#### [THE PROBLEM]
Without including the pictures, copy out every line below.

#### [DATA]

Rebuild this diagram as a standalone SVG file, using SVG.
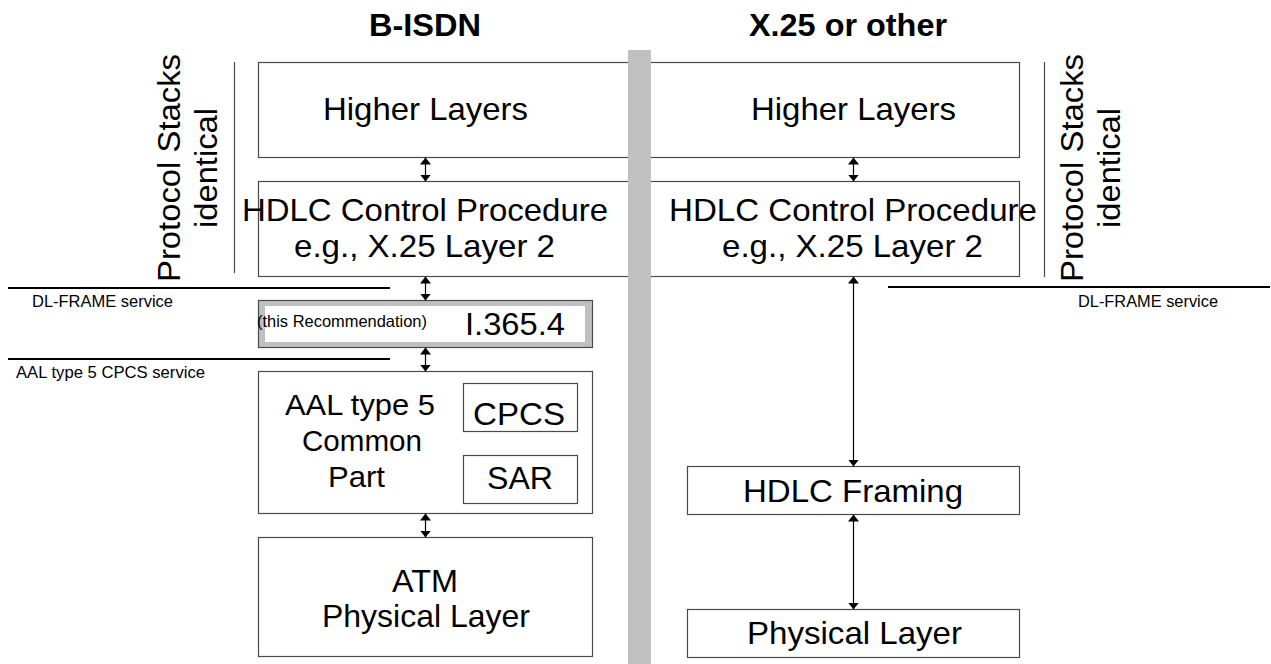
<svg xmlns="http://www.w3.org/2000/svg" width="1271" height="664" viewBox="0 0 1271 664">
<defs>
<style>
.box{fill:#fff;stroke:#4a4a4a;stroke-width:1.2}
.t{font-family:"Liberation Sans",Arial,sans-serif;fill:#000}
.big{font-size:32px}
.small{font-size:16.5px}
.title{font-size:31px;font-weight:bold}
.svc{stroke:#000;stroke-width:2.2}
.thin{stroke:#4a4a4a;stroke-width:1.2}
.conn{stroke:#000;stroke-width:1.2;fill:none;marker-start:url(#ah);marker-end:url(#ah)}
</style>
<marker id="ah" viewBox="0 0 7 11" refX="7" refY="5.5" markerWidth="7" markerHeight="11" markerUnits="userSpaceOnUse" orient="auto-start-reverse">
<path d="M0,0 L7,5.5 L0,11 z" fill="#000"/>
</marker>
</defs>
<rect width="1271" height="664" fill="#fff"/>

<g id="titles">
<text class="t title" x="369" y="36" textLength="112" lengthAdjust="spacingAndGlyphs">B-ISDN</text>
<text class="t title" x="749" y="36" textLength="198" lengthAdjust="spacingAndGlyphs">X.25 or other</text>
</g>

<g id="left-higher">
<rect class="box" x="258.5" y="62.5" width="382" height="95"/>
<text class="t big" x="323" y="120" textLength="205" lengthAdjust="spacingAndGlyphs">Higher Layers</text>
</g>
<g id="left-hdlc">
<rect class="box" x="258.5" y="181.5" width="382" height="95"/>
<text class="t big" x="242" y="221" textLength="366" lengthAdjust="spacingAndGlyphs">HDLC Control Procedure</text>
<text class="t big" x="294" y="257" textLength="261" lengthAdjust="spacingAndGlyphs">e.g., X.25 Layer 2</text>
</g>
<g id="i3654">
<rect x="258.5" y="300.5" width="334" height="47" fill="#c0c0c0" stroke="#4a4a4a" stroke-width="1.2"/>
<rect x="265" y="306" width="320" height="36" fill="#fff"/>
<text class="t small" x="257" y="327" textLength="170" lengthAdjust="spacingAndGlyphs">(this Recommendation)</text>
<text class="t big" x="465" y="335" textLength="100" lengthAdjust="spacingAndGlyphs">I.365.4</text>
</g>
<g id="aal5">
<rect class="box" x="258.5" y="371.5" width="334" height="142"/>
<text class="t" font-size="30" x="285" y="415" textLength="150" lengthAdjust="spacingAndGlyphs">AAL type 5</text>
<text class="t" font-size="30" x="302" y="451" textLength="120" lengthAdjust="spacingAndGlyphs">Common</text>
<text class="t" font-size="30" x="328" y="487" textLength="57" lengthAdjust="spacingAndGlyphs">Part</text>
</g>
<g id="cpcs">
<rect class="box" x="463.5" y="383.5" width="114" height="48"/>
<text class="t big" x="473" y="425" textLength="92" lengthAdjust="spacingAndGlyphs">CPCS</text>
</g>
<g id="sar">
<rect class="box" x="463.5" y="455.5" width="114" height="48"/>
<text class="t big" x="487" y="489" textLength="66" lengthAdjust="spacingAndGlyphs">SAR</text>
</g>
<g id="atm">
<rect class="box" x="258.5" y="537.5" width="334" height="119"/>
<text class="t big" x="392" y="592" textLength="66" lengthAdjust="spacingAndGlyphs">ATM</text>
<text class="t big" x="322" y="627" textLength="208" lengthAdjust="spacingAndGlyphs">Physical Layer</text>
</g>

<g id="right-higher">
<rect class="box" x="640.5" y="62.5" width="379" height="95"/>
<text class="t big" x="751" y="120" textLength="205" lengthAdjust="spacingAndGlyphs">Higher Layers</text>
</g>
<g id="right-hdlc">
<rect class="box" x="640.5" y="181.5" width="379" height="95"/>
<text class="t big" x="669" y="221" textLength="368" lengthAdjust="spacingAndGlyphs">HDLC Control Procedure</text>
<text class="t big" x="722" y="257" textLength="261" lengthAdjust="spacingAndGlyphs">e.g., X.25 Layer 2</text>
</g>
<g id="hdlc-framing">
<rect class="box" x="687.5" y="466.5" width="332" height="48"/>
<text class="t big" x="743" y="502" textLength="220" lengthAdjust="spacingAndGlyphs">HDLC Framing</text>
</g>
<g id="right-physical">
<rect class="box" x="687.5" y="609.5" width="332" height="48"/>
<text class="t big" x="747" y="644" textLength="215" lengthAdjust="spacingAndGlyphs">Physical Layer</text>
</g>

<g id="divider">
<rect x="628" y="50" width="23" height="614" fill="#c0c0c0"/>
</g>

<g id="left-bracket">
<line class="thin" x1="234.5" y1="62" x2="234.5" y2="273"/>
<text class="t" font-size="32" text-anchor="middle" transform="translate(180,168) rotate(-90)" textLength="228" lengthAdjust="spacingAndGlyphs">Protocol Stacks</text>
<text class="t" font-size="32" text-anchor="middle" transform="translate(217,168) rotate(-90)" textLength="120" lengthAdjust="spacingAndGlyphs">identical</text>
</g>
<g id="right-bracket">
<line class="thin" x1="1044.5" y1="62" x2="1044.5" y2="277"/>
<text class="t" font-size="32" text-anchor="middle" transform="translate(1083,168) rotate(-90)" textLength="228" lengthAdjust="spacingAndGlyphs">Protocol Stacks</text>
<text class="t" font-size="32" text-anchor="middle" transform="translate(1120,168) rotate(-90)" textLength="120" lengthAdjust="spacingAndGlyphs">identical</text>
</g>

<g id="service-boundaries">
<line class="svc" x1="8" y1="288" x2="390" y2="288"/>
<text class="t small" x="32" y="307" textLength="141" lengthAdjust="spacingAndGlyphs">DL-FRAME service</text>
<line class="svc" x1="8" y1="359" x2="390" y2="359"/>
<text class="t small" x="16" y="378" textLength="189" lengthAdjust="spacingAndGlyphs">AAL type 5 CPCS service</text>
<line class="svc" x1="888" y1="287" x2="1270" y2="287"/>
<text class="t small" x="1078" y="307" textLength="140" lengthAdjust="spacingAndGlyphs">DL-FRAME service</text>
</g>

<g id="connectors">
<line class="conn" x1="425.5" y1="157.5" x2="425.5" y2="181.5"/>
<line class="conn" x1="425.5" y1="276.5" x2="425.5" y2="300.5"/>
<line class="conn" x1="425.5" y1="347.5" x2="425.5" y2="371.5"/>
<line class="conn" x1="425.5" y1="513.5" x2="425.5" y2="537.5"/>
<line class="conn" x1="853.5" y1="157.5" x2="853.5" y2="181.5"/>
<line class="conn" x1="853.5" y1="276.5" x2="853.5" y2="466.5"/>
<line class="conn" x1="853.5" y1="514.5" x2="853.5" y2="609.5"/>
</g>
</svg>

#### [RESULT OF THIS TASK]
Rebuild this diagram as a standalone SVG file, using SVG.
<svg xmlns="http://www.w3.org/2000/svg" width="1271" height="664" viewBox="0 0 1271 664">
<defs>
<style>
.box{fill:#fff;stroke:#4a4a4a;stroke-width:1.2}
.t{font-family:"Liberation Sans",Arial,sans-serif;fill:#000}
.big{font-size:32px}
.small{font-size:16.5px}
.title{font-size:31px;font-weight:bold}
.svc{stroke:#000;stroke-width:2.2}
.thin{stroke:#4a4a4a;stroke-width:1.2}
.conn{stroke:#000;stroke-width:1.2;fill:none;marker-start:url(#ah);marker-end:url(#ah)}
</style>
<marker id="ah" viewBox="0 0 7 11" refX="7" refY="5.5" markerWidth="7" markerHeight="11" markerUnits="userSpaceOnUse" orient="auto-start-reverse">
<path d="M0,0 L7,5.5 L0,11 z" fill="#000"/>
</marker>
</defs>
<rect width="1271" height="664" fill="#fff"/>

<g id="titles">
<text class="t title" x="369" y="36" textLength="112" lengthAdjust="spacingAndGlyphs">B-ISDN</text>
<text class="t title" x="749" y="36" textLength="198" lengthAdjust="spacingAndGlyphs">X.25 or other</text>
</g>

<g id="left-higher">
<rect class="box" x="258.5" y="62.5" width="382" height="95"/>
<text class="t big" x="323" y="120" textLength="205" lengthAdjust="spacingAndGlyphs">Higher Layers</text>
</g>
<g id="left-hdlc">
<rect class="box" x="258.5" y="181.5" width="382" height="95"/>
<text class="t big" x="242" y="221" textLength="366" lengthAdjust="spacingAndGlyphs">HDLC Control Procedure</text>
<text class="t big" x="294" y="257" textLength="261" lengthAdjust="spacingAndGlyphs">e.g., X.25 Layer 2</text>
</g>
<g id="i3654">
<rect x="258.5" y="300.5" width="334" height="47" fill="#c0c0c0" stroke="#4a4a4a" stroke-width="1.2"/>
<rect x="265" y="306" width="320" height="36" fill="#fff"/>
<text class="t small" x="257" y="327" textLength="170" lengthAdjust="spacingAndGlyphs">(this Recommendation)</text>
<text class="t big" x="465" y="335" textLength="100" lengthAdjust="spacingAndGlyphs">I.365.4</text>
</g>
<g id="aal5">
<rect class="box" x="258.5" y="371.5" width="334" height="142"/>
<text class="t" font-size="30" x="285" y="415" textLength="150" lengthAdjust="spacingAndGlyphs">AAL type 5</text>
<text class="t" font-size="30" x="302" y="451" textLength="120" lengthAdjust="spacingAndGlyphs">Common</text>
<text class="t" font-size="30" x="328" y="487" textLength="57" lengthAdjust="spacingAndGlyphs">Part</text>
</g>
<g id="cpcs">
<rect class="box" x="463.5" y="383.5" width="114" height="48"/>
<text class="t big" x="473" y="425" textLength="92" lengthAdjust="spacingAndGlyphs">CPCS</text>
</g>
<g id="sar">
<rect class="box" x="463.5" y="455.5" width="114" height="48"/>
<text class="t big" x="487" y="489" textLength="66" lengthAdjust="spacingAndGlyphs">SAR</text>
</g>
<g id="atm">
<rect class="box" x="258.5" y="537.5" width="334" height="119"/>
<text class="t big" x="392" y="592" textLength="66" lengthAdjust="spacingAndGlyphs">ATM</text>
<text class="t big" x="322" y="627" textLength="208" lengthAdjust="spacingAndGlyphs">Physical Layer</text>
</g>

<g id="right-higher">
<rect class="box" x="640.5" y="62.5" width="379" height="95"/>
<text class="t big" x="751" y="120" textLength="205" lengthAdjust="spacingAndGlyphs">Higher Layers</text>
</g>
<g id="right-hdlc">
<rect class="box" x="640.5" y="181.5" width="379" height="95"/>
<text class="t big" x="669" y="221" textLength="368" lengthAdjust="spacingAndGlyphs">HDLC Control Procedure</text>
<text class="t big" x="722" y="257" textLength="261" lengthAdjust="spacingAndGlyphs">e.g., X.25 Layer 2</text>
</g>
<g id="hdlc-framing">
<rect class="box" x="687.5" y="466.5" width="332" height="48"/>
<text class="t big" x="743" y="502" textLength="220" lengthAdjust="spacingAndGlyphs">HDLC Framing</text>
</g>
<g id="right-physical">
<rect class="box" x="687.5" y="609.5" width="332" height="48"/>
<text class="t big" x="747" y="644" textLength="215" lengthAdjust="spacingAndGlyphs">Physical Layer</text>
</g>

<g id="divider">
<rect x="628" y="50" width="23" height="614" fill="#c0c0c0"/>
</g>

<g id="left-bracket">
<line class="thin" x1="234.5" y1="62" x2="234.5" y2="273"/>
<text class="t" font-size="32" text-anchor="middle" transform="translate(180,168) rotate(-90)" textLength="228" lengthAdjust="spacingAndGlyphs">Protocol Stacks</text>
<text class="t" font-size="32" text-anchor="middle" transform="translate(217,168) rotate(-90)" textLength="120" lengthAdjust="spacingAndGlyphs">identical</text>
</g>
<g id="right-bracket">
<line class="thin" x1="1044.5" y1="62" x2="1044.5" y2="277"/>
<text class="t" font-size="32" text-anchor="middle" transform="translate(1083,168) rotate(-90)" textLength="228" lengthAdjust="spacingAndGlyphs">Protocol Stacks</text>
<text class="t" font-size="32" text-anchor="middle" transform="translate(1120,168) rotate(-90)" textLength="120" lengthAdjust="spacingAndGlyphs">identical</text>
</g>

<g id="service-boundaries">
<line class="svc" x1="8" y1="288" x2="390" y2="288"/>
<text class="t small" x="32" y="307" textLength="141" lengthAdjust="spacingAndGlyphs">DL-FRAME service</text>
<line class="svc" x1="8" y1="359" x2="390" y2="359"/>
<text class="t small" x="16" y="378" textLength="189" lengthAdjust="spacingAndGlyphs">AAL type 5 CPCS service</text>
<line class="svc" x1="888" y1="287" x2="1270" y2="287"/>
<text class="t small" x="1078" y="307" textLength="140" lengthAdjust="spacingAndGlyphs">DL-FRAME service</text>
</g>

<g id="connectors">
<line class="conn" x1="425.5" y1="157.5" x2="425.5" y2="181.5"/>
<line class="conn" x1="425.5" y1="276.5" x2="425.5" y2="300.5"/>
<line class="conn" x1="425.5" y1="347.5" x2="425.5" y2="371.5"/>
<line class="conn" x1="425.5" y1="513.5" x2="425.5" y2="537.5"/>
<line class="conn" x1="853.5" y1="157.5" x2="853.5" y2="181.5"/>
<line class="conn" x1="853.5" y1="276.5" x2="853.5" y2="466.5"/>
<line class="conn" x1="853.5" y1="514.5" x2="853.5" y2="609.5"/>
</g>
</svg>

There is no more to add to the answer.